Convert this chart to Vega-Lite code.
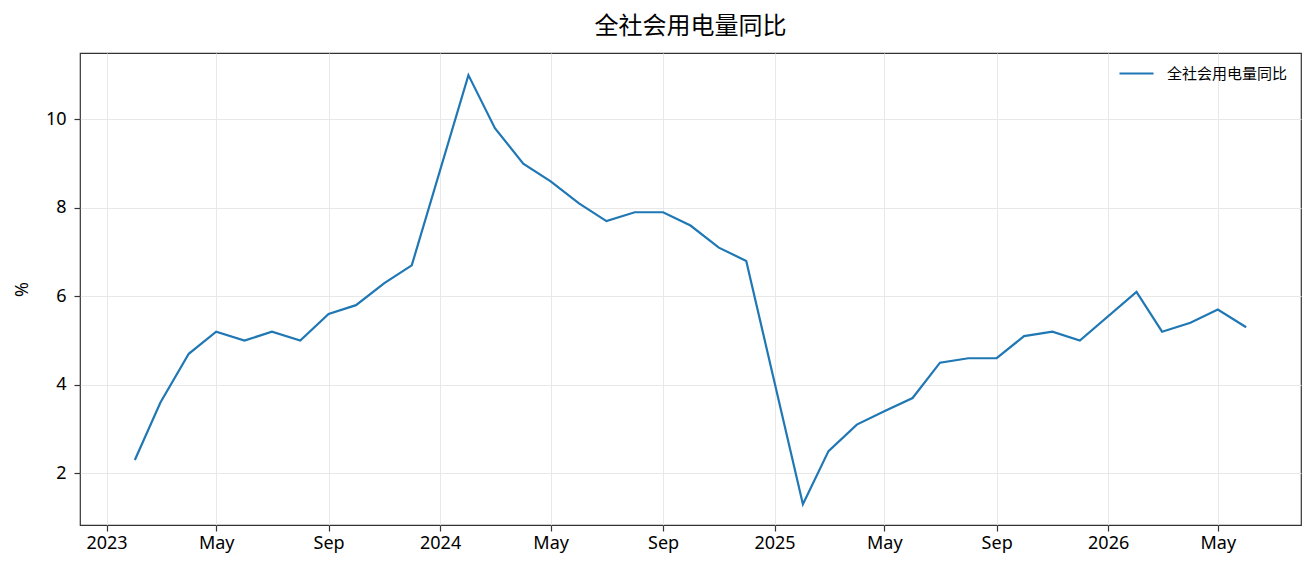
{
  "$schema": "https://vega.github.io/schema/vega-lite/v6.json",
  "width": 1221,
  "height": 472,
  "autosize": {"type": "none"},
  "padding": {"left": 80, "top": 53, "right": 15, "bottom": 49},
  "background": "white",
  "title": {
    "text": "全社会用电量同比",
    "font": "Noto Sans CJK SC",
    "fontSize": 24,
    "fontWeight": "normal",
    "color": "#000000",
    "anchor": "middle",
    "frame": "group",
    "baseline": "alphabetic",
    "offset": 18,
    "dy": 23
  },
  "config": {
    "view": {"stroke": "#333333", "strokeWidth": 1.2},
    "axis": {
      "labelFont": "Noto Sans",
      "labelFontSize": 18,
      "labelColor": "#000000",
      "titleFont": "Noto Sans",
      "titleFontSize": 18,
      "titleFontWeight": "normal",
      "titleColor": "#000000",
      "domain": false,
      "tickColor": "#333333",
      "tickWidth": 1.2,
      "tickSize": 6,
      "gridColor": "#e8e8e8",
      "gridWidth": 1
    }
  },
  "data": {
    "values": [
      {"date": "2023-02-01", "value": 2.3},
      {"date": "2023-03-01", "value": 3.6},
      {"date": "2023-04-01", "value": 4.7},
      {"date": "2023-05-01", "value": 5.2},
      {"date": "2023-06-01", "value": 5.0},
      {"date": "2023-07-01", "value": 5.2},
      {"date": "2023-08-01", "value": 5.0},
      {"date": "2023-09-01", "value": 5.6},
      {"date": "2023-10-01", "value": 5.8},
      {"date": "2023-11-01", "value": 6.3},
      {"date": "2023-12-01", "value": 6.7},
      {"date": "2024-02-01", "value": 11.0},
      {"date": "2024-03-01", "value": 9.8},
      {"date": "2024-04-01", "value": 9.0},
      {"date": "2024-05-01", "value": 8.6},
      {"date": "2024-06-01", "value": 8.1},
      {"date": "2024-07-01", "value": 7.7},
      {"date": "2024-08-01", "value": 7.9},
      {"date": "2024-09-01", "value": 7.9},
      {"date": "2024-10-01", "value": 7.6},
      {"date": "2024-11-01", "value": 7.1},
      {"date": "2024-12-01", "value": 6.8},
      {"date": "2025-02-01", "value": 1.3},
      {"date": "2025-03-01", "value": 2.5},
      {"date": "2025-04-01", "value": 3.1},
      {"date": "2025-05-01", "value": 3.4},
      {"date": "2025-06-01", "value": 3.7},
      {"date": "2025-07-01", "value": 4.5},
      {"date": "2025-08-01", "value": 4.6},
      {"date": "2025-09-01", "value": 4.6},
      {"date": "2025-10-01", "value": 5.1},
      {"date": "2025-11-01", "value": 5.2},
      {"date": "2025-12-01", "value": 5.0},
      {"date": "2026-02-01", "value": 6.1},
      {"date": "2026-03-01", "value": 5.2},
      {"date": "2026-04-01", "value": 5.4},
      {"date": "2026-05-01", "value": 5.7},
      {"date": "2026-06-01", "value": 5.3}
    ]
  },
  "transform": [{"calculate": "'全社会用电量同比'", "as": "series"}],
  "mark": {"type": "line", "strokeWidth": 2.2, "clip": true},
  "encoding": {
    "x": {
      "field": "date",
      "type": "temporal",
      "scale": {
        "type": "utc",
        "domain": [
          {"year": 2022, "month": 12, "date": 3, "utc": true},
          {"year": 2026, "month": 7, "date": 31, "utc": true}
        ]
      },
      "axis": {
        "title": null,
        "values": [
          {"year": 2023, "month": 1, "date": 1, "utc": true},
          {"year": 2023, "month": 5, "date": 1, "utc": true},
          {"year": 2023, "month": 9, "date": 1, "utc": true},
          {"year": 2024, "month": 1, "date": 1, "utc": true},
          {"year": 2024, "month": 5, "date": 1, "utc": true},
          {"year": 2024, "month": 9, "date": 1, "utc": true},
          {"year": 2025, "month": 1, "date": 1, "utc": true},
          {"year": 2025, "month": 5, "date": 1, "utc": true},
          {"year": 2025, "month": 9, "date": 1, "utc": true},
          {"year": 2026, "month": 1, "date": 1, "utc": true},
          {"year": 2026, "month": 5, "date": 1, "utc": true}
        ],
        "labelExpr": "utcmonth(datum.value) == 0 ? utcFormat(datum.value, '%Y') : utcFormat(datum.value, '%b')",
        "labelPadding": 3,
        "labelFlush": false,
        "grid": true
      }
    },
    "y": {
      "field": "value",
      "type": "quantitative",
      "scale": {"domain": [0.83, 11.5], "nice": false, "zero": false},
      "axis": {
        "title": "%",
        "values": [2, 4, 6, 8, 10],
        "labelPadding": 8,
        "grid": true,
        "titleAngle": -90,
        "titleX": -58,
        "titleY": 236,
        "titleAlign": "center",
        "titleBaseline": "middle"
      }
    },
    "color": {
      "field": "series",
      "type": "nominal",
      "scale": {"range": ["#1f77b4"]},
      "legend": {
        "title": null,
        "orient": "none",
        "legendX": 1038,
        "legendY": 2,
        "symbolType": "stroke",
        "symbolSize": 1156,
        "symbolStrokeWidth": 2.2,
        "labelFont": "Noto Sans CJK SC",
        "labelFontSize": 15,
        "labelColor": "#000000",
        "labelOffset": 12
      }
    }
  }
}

◆ ◆ ◆ ◆ ◆

(REQUIRED WORK):
Return the listing above unchanged, apart from dropping its pictures.

(EXERCISE ANSWER):
Convert this chart to Vega-Lite code.
{
  "$schema": "https://vega.github.io/schema/vega-lite/v6.json",
  "width": 1221,
  "height": 472,
  "autosize": {"type": "none"},
  "padding": {"left": 80, "top": 53, "right": 15, "bottom": 49},
  "background": "white",
  "title": {
    "text": "全社会用电量同比",
    "font": "Noto Sans CJK SC",
    "fontSize": 24,
    "fontWeight": "normal",
    "color": "#000000",
    "anchor": "middle",
    "frame": "group",
    "baseline": "alphabetic",
    "offset": 18,
    "dy": 23
  },
  "config": {
    "view": {"stroke": "#333333", "strokeWidth": 1.2},
    "axis": {
      "labelFont": "Noto Sans",
      "labelFontSize": 18,
      "labelColor": "#000000",
      "titleFont": "Noto Sans",
      "titleFontSize": 18,
      "titleFontWeight": "normal",
      "titleColor": "#000000",
      "domain": false,
      "tickColor": "#333333",
      "tickWidth": 1.2,
      "tickSize": 6,
      "gridColor": "#e8e8e8",
      "gridWidth": 1
    }
  },
  "data": {
    "values": [
      {"date": "2023-02-01", "value": 2.3},
      {"date": "2023-03-01", "value": 3.6},
      {"date": "2023-04-01", "value": 4.7},
      {"date": "2023-05-01", "value": 5.2},
      {"date": "2023-06-01", "value": 5.0},
      {"date": "2023-07-01", "value": 5.2},
      {"date": "2023-08-01", "value": 5.0},
      {"date": "2023-09-01", "value": 5.6},
      {"date": "2023-10-01", "value": 5.8},
      {"date": "2023-11-01", "value": 6.3},
      {"date": "2023-12-01", "value": 6.7},
      {"date": "2024-02-01", "value": 11.0},
      {"date": "2024-03-01", "value": 9.8},
      {"date": "2024-04-01", "value": 9.0},
      {"date": "2024-05-01", "value": 8.6},
      {"date": "2024-06-01", "value": 8.1},
      {"date": "2024-07-01", "value": 7.7},
      {"date": "2024-08-01", "value": 7.9},
      {"date": "2024-09-01", "value": 7.9},
      {"date": "2024-10-01", "value": 7.6},
      {"date": "2024-11-01", "value": 7.1},
      {"date": "2024-12-01", "value": 6.8},
      {"date": "2025-02-01", "value": 1.3},
      {"date": "2025-03-01", "value": 2.5},
      {"date": "2025-04-01", "value": 3.1},
      {"date": "2025-05-01", "value": 3.4},
      {"date": "2025-06-01", "value": 3.7},
      {"date": "2025-07-01", "value": 4.5},
      {"date": "2025-08-01", "value": 4.6},
      {"date": "2025-09-01", "value": 4.6},
      {"date": "2025-10-01", "value": 5.1},
      {"date": "2025-11-01", "value": 5.2},
      {"date": "2025-12-01", "value": 5.0},
      {"date": "2026-02-01", "value": 6.1},
      {"date": "2026-03-01", "value": 5.2},
      {"date": "2026-04-01", "value": 5.4},
      {"date": "2026-05-01", "value": 5.7},
      {"date": "2026-06-01", "value": 5.3}
    ]
  },
  "transform": [{"calculate": "'全社会用电量同比'", "as": "series"}],
  "mark": {"type": "line", "strokeWidth": 2.2, "clip": true},
  "encoding": {
    "x": {
      "field": "date",
      "type": "temporal",
      "scale": {
        "type": "utc",
        "domain": [
          {"year": 2022, "month": 12, "date": 3, "utc": true},
          {"year": 2026, "month": 7, "date": 31, "utc": true}
        ]
      },
      "axis": {
        "title": null,
        "values": [
          {"year": 2023, "month": 1, "date": 1, "utc": true},
          {"year": 2023, "month": 5, "date": 1, "utc": true},
          {"year": 2023, "month": 9, "date": 1, "utc": true},
          {"year": 2024, "month": 1, "date": 1, "utc": true},
          {"year": 2024, "month": 5, "date": 1, "utc": true},
          {"year": 2024, "month": 9, "date": 1, "utc": true},
          {"year": 2025, "month": 1, "date": 1, "utc": true},
          {"year": 2025, "month": 5, "date": 1, "utc": true},
          {"year": 2025, "month": 9, "date": 1, "utc": true},
          {"year": 2026, "month": 1, "date": 1, "utc": true},
          {"year": 2026, "month": 5, "date": 1, "utc": true}
        ],
        "labelExpr": "utcmonth(datum.value) == 0 ? utcFormat(datum.value, '%Y') : utcFormat(datum.value, '%b')",
        "labelPadding": 3,
        "labelFlush": false,
        "grid": true
      }
    },
    "y": {
      "field": "value",
      "type": "quantitative",
      "scale": {"domain": [0.83, 11.5], "nice": false, "zero": false},
      "axis": {
        "title": "%",
        "values": [2, 4, 6, 8, 10],
        "labelPadding": 8,
        "grid": true,
        "titleAngle": -90,
        "titleX": -58,
        "titleY": 236,
        "titleAlign": "center",
        "titleBaseline": "middle"
      }
    },
    "color": {
      "field": "series",
      "type": "nominal",
      "scale": {"range": ["#1f77b4"]},
      "legend": {
        "title": null,
        "orient": "none",
        "legendX": 1038,
        "legendY": 2,
        "symbolType": "stroke",
        "symbolSize": 1156,
        "symbolStrokeWidth": 2.2,
        "labelFont": "Noto Sans CJK SC",
        "labelFontSize": 15,
        "labelColor": "#000000",
        "labelOffset": 12
      }
    }
  }
}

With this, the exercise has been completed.